> OBJECTIVE
Leave out the pictures, and write out exactly the lines from the beginning of the material to the line holding "plt.rcParams['mathtext.it'] = 'Liberation", that line included, and nothing else.

> DATA PROVIDED
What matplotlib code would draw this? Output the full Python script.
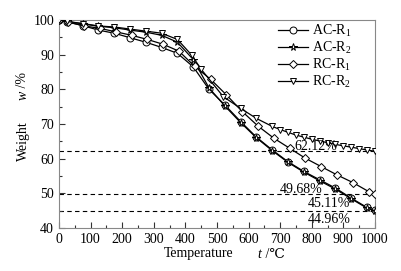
import matplotlib
matplotlib.use("Agg")
import matplotlib.pyplot as plt
from matplotlib.ticker import MultipleLocator

plt.rcParams['font.family'] = ['Liberation Serif', 'DejaVu Serif']
plt.rcParams['mathtext.fontset'] = 'custom'
plt.rcParams['mathtext.rm'] = 'Liberation Serif'
plt.rcParams['mathtext.it'] = 'Liberation Serif:italic'

# AC-R1 (circles)
t_ac1 = [0, 25, 75, 125, 175, 225, 275, 325, 375, 425, 475, 525, 575, 625, 675, 725, 775, 825, 875, 925, 975, 1000]
w_ac1 = [100, 99.5, 98.4, 97.1, 96.2, 94.9, 93.6, 92.1, 90.4, 86.5, 80.0, 75.5, 70.7, 66.2, 62.5, 59.1, 56.3, 53.9, 51.5, 48.6, 45.9, 45.11]
# AC-R2 (stars)
t_ac2 = [0, 25, 75, 125, 175, 225, 275, 325, 375, 425, 475, 525, 575, 625, 675, 725, 775, 825, 875, 925, 975, 1000]
w_ac2 = [100, 99.6, 98.9, 98.2, 97.8, 97.1, 96.5, 95.6, 93.6, 88.6, 80.4, 75.2, 70.4, 66.0, 62.3, 58.9, 56.1, 53.6, 51.2, 48.4, 45.7, 44.96]
# RC-R1 (diamonds)
t_rc1 = [0, 30, 80, 130, 180, 230, 280, 330, 380, 430, 480, 530, 580, 630, 680, 730, 780, 830, 880, 930, 980, 1000]
w_rc1 = [100, 99.4, 98.3, 97.6, 96.6, 95.6, 94.4, 93.0, 91.0, 86.6, 82.9, 78.4, 73.6, 69.4, 65.9, 63.0, 60.1, 57.7, 55.3, 53.1, 50.5, 49.68]
# RC-R2 (triangles)
t_rc2 = [0, 25, 75, 125, 175, 225, 275, 325, 375, 420, 450, 520, 575, 625, 675, 700, 725, 750, 775, 800, 825, 850, 875, 900, 925, 950, 975, 1000]
w_rc2 = [100, 99.6, 99.0, 98.3, 98.0, 97.4, 96.8, 96.2, 94.4, 89.9, 85.8, 77.9, 74.5, 71.6, 69.3, 68.4, 67.6, 66.8, 66.2, 65.6, 65.1, 64.6, 64.1, 63.7, 63.3, 62.9, 62.5, 62.12]

ref_levels = [62.12, 49.68, 45.0]
ann_text = ["62.12%", "49.68%", "45.11%", "44.96%"]
ann_x = [812, 765, 855, 855]
ann_y = [62.4, 50.0, 45.9, 41.4]

fig = plt.figure(figsize=(4.01, 2.71), dpi=100)
ax = fig.add_axes([0.147, 0.159, 0.788, 0.767])

for y in ref_levels:
    ax.axhline(y, color='black', lw=0.8, ls=(0, (4, 3)), zorder=1)

common = dict(color='black', lw=0.9, markersize=5, markerfacecolor='white', markeredgewidth=0.7, zorder=3)
ax.plot(t_ac1, w_ac1, marker='o', label='AC-R$_1$', **common)
ax.plot(t_ac2, w_ac2, marker='*', label='AC-R$_2$', **{**common, 'markersize': 5.5})
ax.plot(t_rc1, w_rc1, marker='D', label='RC-R$_1$', **{**common, 'markersize': 4})
ax.plot(t_rc2, w_rc2, marker='v', label='RC-R$_2$', **common)

for s, x, y in zip(ann_text, ann_x, ann_y):
    ax.text(x, y, s, fontsize=10, ha='center', va='baseline', zorder=4)

ax.set_xlim(0, 1000)
ax.set_ylim(40, 100)
ax.xaxis.set_major_locator(MultipleLocator(100))
ax.xaxis.set_minor_locator(MultipleLocator(50))
ax.yaxis.set_major_locator(MultipleLocator(10))
ax.yaxis.set_minor_locator(MultipleLocator(5))
ax.tick_params(which='both', direction='in', top=False, right=False, labelsize=10, width=0.8, colors='#333333', labelcolor='black')
ax.tick_params(which='major', length=4)
ax.tick_params(which='minor', length=2)
for sp in ax.spines.values():
    sp.set_color('#888888')
    sp.set_linewidth(0.8)

W, H = 401.0, 271.0
# x-axis label pieces
fig.text(199 / W, 1 - 254 / H, 'Temperature', fontsize=10, ha='center', va='center')
fig.text(259 / W, 1 - 254 / H, 't', fontsize=10, style='italic', ha='center', va='center')
fig.text(262 / W, 1 - 254 / H, ' /\u2103', fontsize=10, ha='left', va='center')
# y-axis label pieces
fig.text(23 / W, 1 - 141 / H, 'Weight', fontsize=10, rotation=90, ha='center', va='center')
fig.text(23 / W, 1 - 95 / H, 'w', fontsize=10, style='italic', rotation=90, ha='center', va='center')
fig.text(23 / W, 1 - 91 / H, ' /%', fontsize=10, rotation=90, ha='center', va='bottom')

leg = ax.legend(loc='upper left', bbox_to_anchor=((278 - 59) / 316, 0.985), frameon=False, fontsize=10,
                handlelength=2.2, labelspacing=0.05, borderaxespad=0, borderpad=0, handletextpad=0.25)

fig.savefig('out.png', dpi=100)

> ANSWER TO THE TASK
What matplotlib code would draw this? Output the full Python script.
import matplotlib
matplotlib.use("Agg")
import matplotlib.pyplot as plt
from matplotlib.ticker import MultipleLocator

plt.rcParams['font.family'] = ['Liberation Serif', 'DejaVu Serif']
plt.rcParams['mathtext.fontset'] = 'custom'
plt.rcParams['mathtext.rm'] = 'Liberation Serif'
plt.rcParams['mathtext.it'] = 'Liberation Serif:italic'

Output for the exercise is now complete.